I believe my enjoyment was mostly limited due to playing the game in solo. BL is obviously designed co-operative gameplay in mind. 'Fight for your life', for instance, is clearly a moment meant for your partners to revive you. Getting second wind by yourself with a kill is clunky and I ended up just respawning more often than not.

I found BL to be rather difficult as well -- or at least until I was at level 25 or so. With hindsight, my playstyle was maybe a tad too aggressive for a low level character. My favored tactic was simply running into the middle of things to take stuff down with a shotgun or SMG. I think putting points in Inner Glow (healing while phasewalking) was one of the things that helped most later.

Higher weapon proficiencies definitely aided too by reducing reloading times. 2+ seconds is just way too long to fiddle with your gun in the thick of things. BL also has this odd feature of playing the weapon's arming animation after every action. It follows weapon switching, meleeing, and even after closing the menu. It really hampers the gameplay. I cannot fathom how they thought it was a good idea.

Another weird thing is how the interact button reloads your weapon if you press it while not targeting anything. It is apparently a remnant from porting the game from the console version where reload and interact are on the same button. The vehicles also have an unconventional control scheme -- you steer by moving mouse instead of using the A and D keys. It took a bit to get used to that.

Otherwise being a port did not show too much. The options menu lacks a few things, though, and I ended up downloading a very handy third party tool that allows you to configure some advanced settings for the game. Among other things, it has an option to enable a hotkey to increase your field of view.

A hotkey is needed as evidently changing FOV permanently is not possible and the game resets to the default every time you switch to first person camera when exiting a vehicle. Pressing F10 so often got bothersome but I continued doing so. Not because I was getting motion sickness but because one appears to move faster with a wider FOV. I recently learned about this when reading some discussion about racing game FOV. Going back to the default FOV from 90 always felt as if the game had become sluggish.

To me the most distinct feature of Borderlands might be its art style. The game uses a rendering technique called cel shading which gives it a comic book -like appearance. While not the first game to use it, BL is the first thing I think when I see something drawn in similar style. The art style makes the series very recognizable.

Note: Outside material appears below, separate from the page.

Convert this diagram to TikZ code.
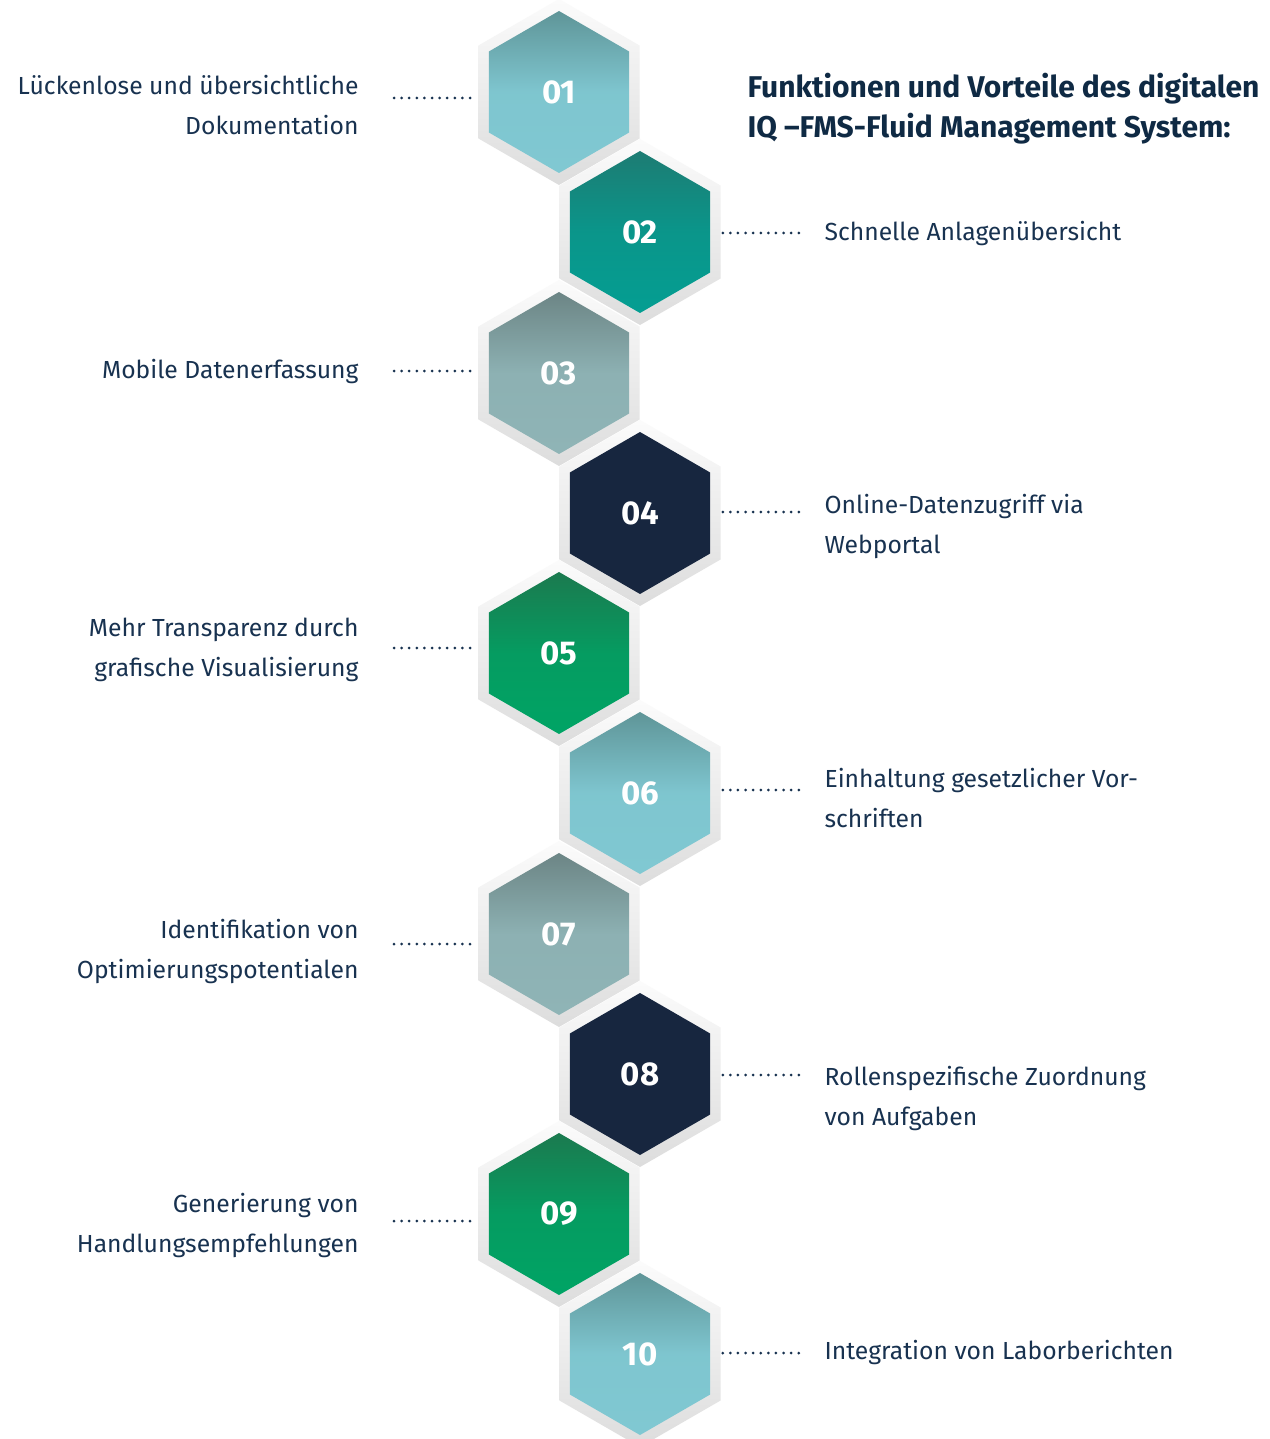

Borderlands uses the good old Unreal Engine 3, meaning it ran very smoothly and stable on my machine. Well, apart from the issue of crashing when it tried to give me the control of my character. Luckily I had again read the forums beforehand and knew exactly what file it was missing. Fixing the problem was as simple as making a copy of cudaart.dll and renaming it to physxcudart_20.dll. I am not sure what was up with that. Why did the game not come with it?

I think tedious is the word I would use to describe many things in Borderlands. For instance, I do not like how many games, BL included, have enemy spawn locations that blob out mobs one by one. When a game's main focus is killing stuff, such waiting is unbearable. I think in BL there might be some optimization involved too, but I would rather have all the enemies present at once. At the least their bodies do not disappear right away to break immersion. Bosses also took way too long to kill when my character was not yet that great.

Having more interesting skill trees would have easily made the game better. In addition to the colors of the item names, they seem to have copied the boring passive talents from vanilla World of Warcraft. Having only one active skill is also terribly dull. It does not offer enough variation to carry through a lengthy game such as this. The loot drops could also be better suited for the character you are playing. After experiencing Diablo 3's loot 2.0, it is hard to tolerate getting random crap all the time and useful upgrades only scarcely.

I also played through all the four DLCs the game has only to find them hardly worth it. The Zombie Island of Dr. Ned was the best of them as headshotting the zombies was fun and much easier than the regular BL enemies. Mad Moxxi's Underdome Riot on the other hand was the epitome of tediousness, though I did like the music and Brina Palencia's voice work as Moxxi.

The Secret Armory of General Knoxx and Claptrap's New Robot Revolution both felt largely like re-hashed content. Of the two, Secret Armory probably wins in bad design department. I do not get why there could not be fast travel hubs in the DLC. Instead you always have to drive yourself from one end of the maps to another along the long roads. You only get a slow vehicle at the start too. I sure do hope Borderlands 2's DLC are more inspired and better designed. I dislike the thought of having paid the full bundle price just for more recycled stuff.